-- START Dataset content --

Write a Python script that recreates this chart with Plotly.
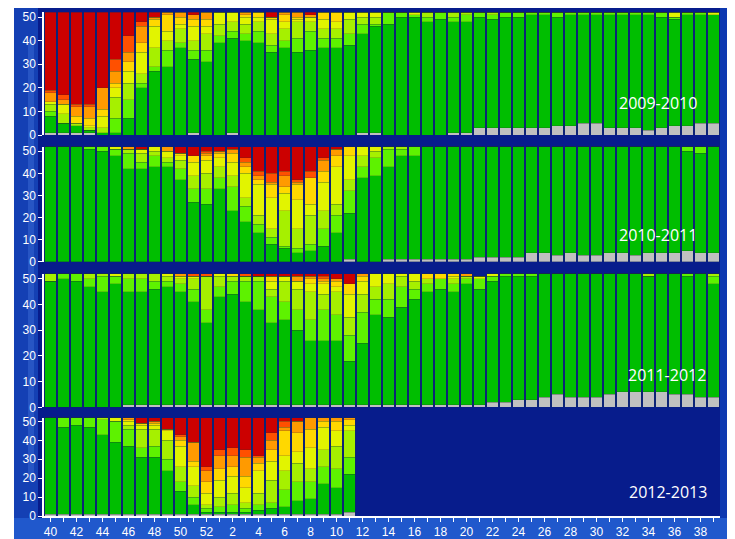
import plotly.graph_objects as go

# ---------------- data ----------------
weeks = list(range(40, 53)) + list(range(1, 40))
week_labels = [str(w) for w in weeks]
tick_text = [str(w) if w % 2 == 0 else "" for w in weeks]

categories = ["No report", "No activity", "Low", "Low-medium", "Medium",
              "Medium-high", "High", "High-very high", "Very high"]
colors = ["#C0C0C0", "#00BE00", "#5EF200", "#A6F000", "#E2F400",
          "#FFD800", "#FF9A00", "#FF5000", "#CC0000"]

seasons = ["2009-2010", "2010-2011", "2011-2012", "2012-2013"]

# counts per week, order: grey, green, lgreen, ygreen, yellow, gold, orange, dkorange, red
s2009_2010 = [
    [1,7,2,3,1,0,4,1,33],[1,4,0,4,4,0,2,2,35],[1,3,0,1,0,3,4,1,39],[1,1,0,1,1,3,5,1,39],
    [0,1,0,2,5,3,9,0,32],[0,1,6,9,4,2,5,5,20],[0,7,8,7,5,4,4,7,10],[0,20,2,4,9,4,7,2,4],
    [0,27,2,8,9,3,1,0,2],[0,29,7,4,4,7,1,0,0],[0,37,2,6,2,3,2,0,0],[1,31,4,4,6,3,2,0,1],
    [0,31,5,7,3,3,3,0,0],[0,39,3,5,5],[1,40,3,4,4],[0,40,3,4,3,1,1],
    [0,39,5,4,2,2],[0,35,3,5,6,1,0,0,2],[0,37,3,5,3,3,1],[0,35,6,7,1,1,2],
    [0,36,8,4,2,0,1,0,1],[0,37,4,4,4,3],[0,37,4,4,3,4],[0,38,5,6,3],
    [1,42,4,3,2],[1,45,1,3,2],[0,47,5],[0,50,2],
    [0,50,1,0,1],[0,48,2,2],[0,49,3],[1,47,2,2],
    [1,47,3,1],[3,47,2],[3,46,2,1],[3,47,2],
    [3,47,2],[3,48,1],[3,48,1],[4,46,2],
    [4,47,1],[5,46,1],[5,46,1],[3,48,1],
    [3,48,1],[3,48,1],[2,49,1],[3,47,2],
    [4,45,1,0,2],[4,47,1],[5,46,1],[5,46,0,0,1],
]
s2010_2011 = [
    [0,52],[0,52],[0,52],[0,51,1],
    [0,50,2],[0,48,3,0,1],[0,42,7,2,0,0,1],[0,42,3,4,2,0,0,0,1],
    [0,43,5,2,2],[0,43,2,2,3,0,2],[0,37,5,4,2,1,0,0,3],[0,27,6,6,6,3,0,0,4],
    [0,26,7,7,6,2,1,1,2],[0,33,5,5,4,2,1,0,2],[0,23,11,5,6,4,2,0,1],[0,18,7,4,11,3,2,2,5],
    [0,13,4,4,14,2,2,2,11],[0,8,3,4,14,6,1,4,12],[0,6,1,16,8,3,5,2,11],[0,4,2,9,13,7,1,1,15],
    [0,5,3,13,5,12,0,3,11],[0,7,8,8,13,5,5,1,5],[0,13,8,5,17,5,3,0,1],[1,21,10,5,11,4],
    [0,38,5,5,4],[0,39,8,3,2],[1,42,8,1],[1,47,3,1],
    [1,47,4],[1,51],[1,51],[1,51],
    [1,51],[2,50],[2,50],[2,50],
    [2,50],[4,48],[4,48],[3,49],
    [4,48],[3,49],[3,49],[4,48],
    [4,48],[3,49],[4,48],[4,48],
    [4,48],[5,45,2],[4,45,3],[4,48],
]
s2011_2012 = [
    [0,49,0,3],[0,50,2],[0,49,3],[0,47,3,2],
    [0,45,6,1],[0,48,3,0,1],[1,44,5,2],[1,44,5,2],
    [1,45,3,3],[1,46,2,2,1],[1,44,3,2,1,0,1],[1,40,5,4,1,0,0,1],
    [1,32,5,13,0,0,0,1],[1,42,4,4,1],[1,43,5,2,0,1],[1,40,8,2,0,0,0,1],
    [1,37,11,2,0,0,0,0,1],[1,32,10,3,3,2,0,0,1],[1,33,7,8,2,0,0,0,1],[1,29,8,8,3,0,2,0,1],
    [1,25,8,11,3,2,1,0,1],[1,25,12,6,4,1,1,1,1],[1,25,10,9,2,2,1,0,2],[1,17,10,7,9,4,0,0,4],
    [1,24,12,7,5,2,1],[1,35,6,5,5],[1,34,7,6,4],[1,38,8,4,1],
    [1,41,4,3,3],[1,44,3,2,0,2],[1,45,4,0,0,2],[1,44,3,2,1,1],
    [1,47,2,1,0,0,1],[1,45,4,0,1],[2,47,2,0,1],[2,49,1],
    [3,48,1],[3,48,1],[4,48],[5,47],
    [4,48],[4,48],[4,48],[5,47],
    [6,46],[6,46],[6,45,0,1],[6,46],
    [5,47],[5,46,1],[4,48],[4,44,3,1],
]
s2012_2013 = [
    [1,51],[1,46,5],[1,47,4],[1,46,5],
    [1,42,8,1],[1,38,11,0,2],[1,36,9,2,2,1,1],[1,30,5,10,2,1,0,0,3],
    [1,30,6,9,2,1,1,0,2],[1,23,6,10,5,1,0,0,6],[1,12,5,8,11,3,2,1,9],[1,5,4,6,10,3,10,0,13],
    [1,1,2,2,6,6,6,2,26],[1,1,3,5,9,6,7,3,17],[1,1,4,6,9,5,6,4,16],[1,1,2,3,8,6,10,4,17],
    [1,2,3,6,12,4,3,1,20],[1,3,3,12,10,6,5,4,8],[1,4,9,10,8,13,2,3,2],[1,7,10,10,6,10,6,0,2],
    [1,8,9,7,11,10,6],[1,16,9,9,12,3,2],[1,14,10,12,8,5,2],[2,20,9,14,3,3,1],
]
season_data = [s2009_2010, s2010_2011, s2011_2012, s2012_2013]

# ---------------- layout geometry (screen pixels) ----------------
OFF = 8                       # default page body margin
W, H = 735 - OFF, 539 - OFF   # figure size so it fits the window
PX0, PX1 = 44, 720            # plot area, screen x
PY0, PY1 = 12, 516            # plot area, screen y
L, T = PX0 - OFF, PY0 - OFF
R, B = (W + OFF) - PX1, (H + OFF) - PY1
PW, PH = PX1 - PX0, PY1 - PY0

def px_x(px):
    return (px - PX0) / PW

def px_y(py):
    return (PY1 - py) / PH

panel_px = [(12.3, 135.0), (146.8, 261.7), (273.7, 407.3), (417.7, 516.0)]
label_px = [(658, 103), (658, 235), (667, 375), (668, 492)]

fig = go.Figure()
for p, rows in enumerate(season_data):
    xa = "x" if p == 0 else f"x{p+1}"
    ya = "y" if p == 0 else f"y{p+1}"
    for c, (name, col) in enumerate(zip(categories, colors)):
        vals = []
        for i in range(len(weeks)):
            if i < len(rows):
                r = rows[i]
                vals.append(r[c] if c < len(r) else 0)
            else:
                vals.append(None)
        fig.add_trace(go.Bar(
            x=week_labels, y=vals, name=name, marker_color=col,
            marker_line=dict(color="rgba(40,60,40,0.35)", width=0.6),
            xaxis=xa, yaxis=ya, showlegend=False,
            hovertemplate=f"{seasons[p]} wk %{{x}}<br>{name}: %{{y}}<extra></extra>",
        ))

layout = dict(
    width=W, height=H, barmode="stack", bargap=0.15,
    margin=dict(l=L, r=R, t=T, b=B, autoexpand=False),
    paper_bgcolor="white", plot_bgcolor="rgba(0,0,0,0)",
    showlegend=False,
)
yfont = dict(color="white", size=12, family="Liberation Sans, Arial, sans-serif")
for p in range(4):
    sx = "xaxis" if p == 0 else f"xaxis{p+1}"
    sy = "yaxis" if p == 0 else f"yaxis{p+1}"
    top, bot = panel_px[p]
    is_bottom = p == 3
    layout[sx] = dict(
        domain=[0, 1], anchor="y" if p == 0 else f"y{p+1}",
        type="category", categoryorder="array", categoryarray=week_labels,
        range=[-0.5, len(weeks) - 0.5],
        tickvals=week_labels, ticktext=tick_text,
        showticklabels=is_bottom, ticks="outside" if is_bottom else "",
        ticklen=4, tickcolor="white", tickwidth=1,
        showline=is_bottom, linecolor="white", linewidth=1.5,
        showgrid=False, zeroline=False, fixedrange=True, automargin=False,
        tickfont=dict(color="white", size=12, family="Liberation Sans, Arial, sans-serif"),
    )
    layout[sy] = dict(
        domain=[px_y(bot), px_y(top)], anchor="x" if p == 0 else f"x{p+1}",
        range=[0, 52], tickvals=[0, 10, 20, 30, 40, 50],
        ticks="outside", ticklen=4, tickcolor="white", tickwidth=1,
        showline=True, linecolor="white", linewidth=1.5,
        showgrid=False, zeroline=False, tickfont=yfont, fixedrange=True,
        automargin=False,
    )

shapes = [
    dict(type="rect", xref="paper", yref="paper", layer="below",
         x0=px_x(14), x1=px_x(745), y0=px_y(545), y1=px_y(6),
         fillcolor="#0D38B0", line=dict(width=0)),
    dict(type="rect", xref="paper", yref="paper", layer="below",
         x0=px_x(14), x1=px_x(745), y0=px_y(545), y1=px_y(518),
         fillcolor="#2058CC", line=dict(width=0)),
    dict(type="rect", xref="paper", yref="paper", layer="below",
         x0=px_x(14), x1=px_x(38), y0=px_y(518), y1=px_y(6),
         fillcolor="#1440B4", line=dict(width=0)),
    dict(type="rect", xref="paper", yref="paper", layer="below",
         x0=px_x(28), x1=px_x(34), y0=px_y(480), y1=px_y(40),
         fillcolor="#3A6AD4", opacity=0.5, line=dict(width=0)),
    dict(type="rect", xref="paper", yref="paper", layer="below",
         x0=px_x(38), x1=px_x(720), y0=px_y(518), y1=px_y(8),
         fillcolor="#071C8C", line=dict(width=0)),
]
layout["shapes"] = shapes

layout["annotations"] = [
    dict(text=s, x=px_x(lx), y=px_y(ly), xref="paper", yref="paper",
         showarrow=False, xanchor="center", yanchor="middle",
         font=dict(color="white", size=16, family="Open Sans, Noto Sans, sans-serif"))
    for s, (lx, ly) in zip(seasons, label_px)
]

fig.update_layout(**layout)
fig.write_html("out.html")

-- END Dataset content --

What this task involves: Copy nothing but the lines from the first one in the listing through the line with "tick_text = [str(w)", and omit the pictures.

Exercise response:
Write a Python script that recreates this chart with Plotly.
import plotly.graph_objects as go

# ---------------- data ----------------
weeks = list(range(40, 53)) + list(range(1, 40))
week_labels = [str(w) for w in weeks]
tick_text = [str(w) if w % 2 == 0 else "" for w in weeks]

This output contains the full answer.